Before this year's Kentucky Derby, The Wall Street Journal pointed out that all 20 starters in the field descended from Native Dancer. (In fact, an estimated 75 percent of today's thoroughbreds can trace their roots back to the Gray Ghost, including the past 14 Derby winners.) The initial report warned, though, that Native Dancer's offspring might be prone to foot or leg injuries, pointing out that Native Dancer stopped racing as a 4-year-old and Barbaro was from the same bloodline.

"Like hemophilia in the Russian royal family, Native Dancer's line has a tragic flaw," the paper reported.

The suggestion was seemingly confirmed at Churchill Downs, when the filly Eight Belles, Native Dancer's great-great-great-granddaughter, suffered compound fractures in both front ankles after the race. The Wall Street Journal followed its report, again connecting familial dots from Native Dancer to Barbaro to Eight Belles and asking whether inbreeding has corrupted a champion bloodline.

"There's just no reason to think the flaws go back to Native Dancer," Alfred G. Vanderbilt said yesterday.

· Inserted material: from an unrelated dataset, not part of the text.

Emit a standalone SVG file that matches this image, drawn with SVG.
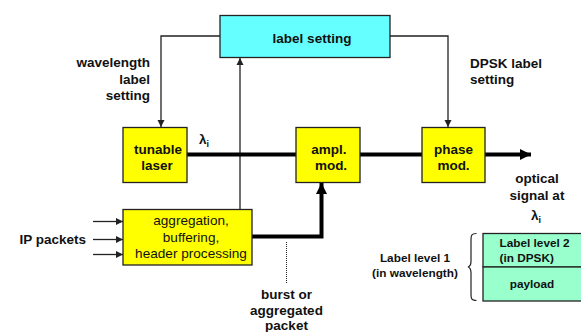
<svg xmlns="http://www.w3.org/2000/svg" width="581" height="332" viewBox="0 0 581 332">
<defs>
<style>
.box{stroke:#222;stroke-width:1.3}
.y{fill:#FFFF00}
.c{fill:#66FFFF}
.g{fill:#99FFCC}
.t{font-family:"Liberation Sans",Arial,sans-serif;font-size:13.5px;font-weight:bold;fill:#111}
.n{font-family:"Liberation Sans",Arial,sans-serif;font-size:13.6px;fill:#111}
.s{font-family:"Liberation Sans",Arial,sans-serif;font-size:11.8px;font-weight:bold;fill:#111}
.thin{fill:none;stroke:#222;stroke-width:1.3}
.thick{fill:none;stroke:#000;stroke-width:4}
</style>
<marker id="ah" markerWidth="8" markerHeight="8" refX="7" refY="4" orient="auto" markerUnits="userSpaceOnUse">
<path d="M0,0.5 L7,4 L0,7.5 Z" fill="#222"/>
</marker>
<marker id="ahb" markerWidth="12" markerHeight="12" refX="11" refY="6" orient="auto" markerUnits="userSpaceOnUse">
<path d="M0,0.5 L11,6 L0,11.5 Z" fill="#000"/>
</marker>
</defs>
<rect width="581" height="332" fill="#fff"/>

<g id="connectors">
<path class="thin" d="M220,36 H161 V127" marker-end="url(#ah)"/>
<path class="thin" d="M390,36 H448 V127" marker-end="url(#ah)"/>
<path class="thin" d="M240,209 V58" marker-end="url(#ah)"/>
<path class="thin" d="M93,221.5 H123" marker-end="url(#ah)"/>
<path class="thin" d="M93,239.5 H123" marker-end="url(#ah)"/>
<path class="thin" d="M93,254.5 H123" marker-end="url(#ah)"/>
<path class="thick" d="M187,154.5 H296"/>
<path class="thick" d="M360,154.5 H422"/>
<path class="thick" d="M485,154.5 H531" marker-end="url(#ahb)"/>
<path class="thick" d="M252,236.5 H321.5 V183" marker-end="url(#ahb)"/>
<path d="M286.5,242 V284" fill="none" stroke="#222" stroke-width="1" stroke-dasharray="1,1"/>
<text class="t" x="199" y="144">λ<tspan font-size="9" dy="3">i</tspan></text>
</g>

<g id="label-setting">
<rect class="box c" x="220" y="15.5" width="170" height="42"/>
<text class="t" x="312" y="42.5" text-anchor="middle">label setting</text>
</g>

<g id="wavelength-label-setting">
<text class="t" text-anchor="end"><tspan x="150" y="67">wavelength</tspan><tspan x="150" y="83.5">label</tspan><tspan x="150" y="100">setting</tspan></text>
</g>

<g id="dpsk-label-setting">
<text class="t"><tspan x="470" y="67.5">DPSK label</tspan><tspan x="470" y="83.5">setting</tspan></text>
</g>

<g id="tunable-laser">
<rect class="box y" x="123" y="127.5" width="64" height="55"/>
<text class="t" text-anchor="middle"><tspan x="158" y="153.5">tunable</tspan><tspan x="157" y="170">laser</tspan></text>
</g>

<g id="ampl-mod">
<rect class="box y" x="296" y="127.5" width="64" height="55"/>
<text class="t" text-anchor="middle"><tspan x="329" y="153.5">ampl.</tspan><tspan x="331" y="170">mod.</tspan></text>
</g>

<g id="phase-mod">
<rect class="box y" x="422" y="127.5" width="63" height="55"/>
<text class="t" text-anchor="middle"><tspan x="453.5" y="153.5">phase</tspan><tspan x="453.5" y="170">mod.</tspan></text>
</g>

<g id="optical-signal">
<text class="t" text-anchor="middle"><tspan x="537" y="183">optical</tspan><tspan x="537" y="200">signal at</tspan></text>
<text class="t" x="531" y="220">λ<tspan font-size="9" dy="3">i</tspan></text>
</g>

<g id="aggregation">
<rect class="box y" x="123" y="209.5" width="129" height="55.5"/>
<text class="n" text-anchor="middle"><tspan x="191" y="225">aggregation,</tspan><tspan x="191" y="242">buffering,</tspan><tspan x="191" y="258">header processing</tspan></text>
</g>

<g id="ip-packets">
<text class="t" x="86" y="243.5" text-anchor="end">IP packets</text>
</g>

<g id="burst">
<text class="t" text-anchor="middle"><tspan x="286.5" y="298.5">burst or</tspan><tspan x="286.5" y="315">aggregated</tspan><tspan x="286.5" y="330">packet</tspan></text>
</g>

<g id="label-level-1">
<text class="s" text-anchor="middle"><tspan x="415" y="262">Label level 1</tspan><tspan x="415" y="277">(in wavelength)</tspan></text>
<path d="M476.5,233.5 C471,233.5 471,236 471,240 V261 C471,265 470,266.5 468,267 C470,267.5 471,269 471,273 V294 C471,298 471,300.5 476.5,300.5" fill="none" stroke="#222" stroke-width="1.2"/>
</g>

<g id="label-level-2">
<rect class="box g" x="483" y="233.5" width="110" height="33.5"/>
<text class="s" x="499.5" y="247">Label level 2</text>
<text class="s" x="499.5" y="262">(in DPSK)</text>
</g>

<g id="payload">
<rect class="box g" x="483" y="267" width="110" height="34"/>
<text class="s" x="532" y="288" text-anchor="middle">payload</text>
</g>
</svg>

Vanderbilt's great-grandfather, Isaac Emerson, the inventor of Bromo-Seltzer, gave Sagamore Farm as a gift to Vanderbilt's grandmother, Margaret Emerson, who in turn gave it to his father, Alfred Vanderbilt II, as a 21st birthday present. Vanderbilt's father also once owned Pimlico Race Course, but Sagamore Farm and Native Dancer were always his pride and joy, which is partly why it's so distressing to see the bloodline called into question so many years later.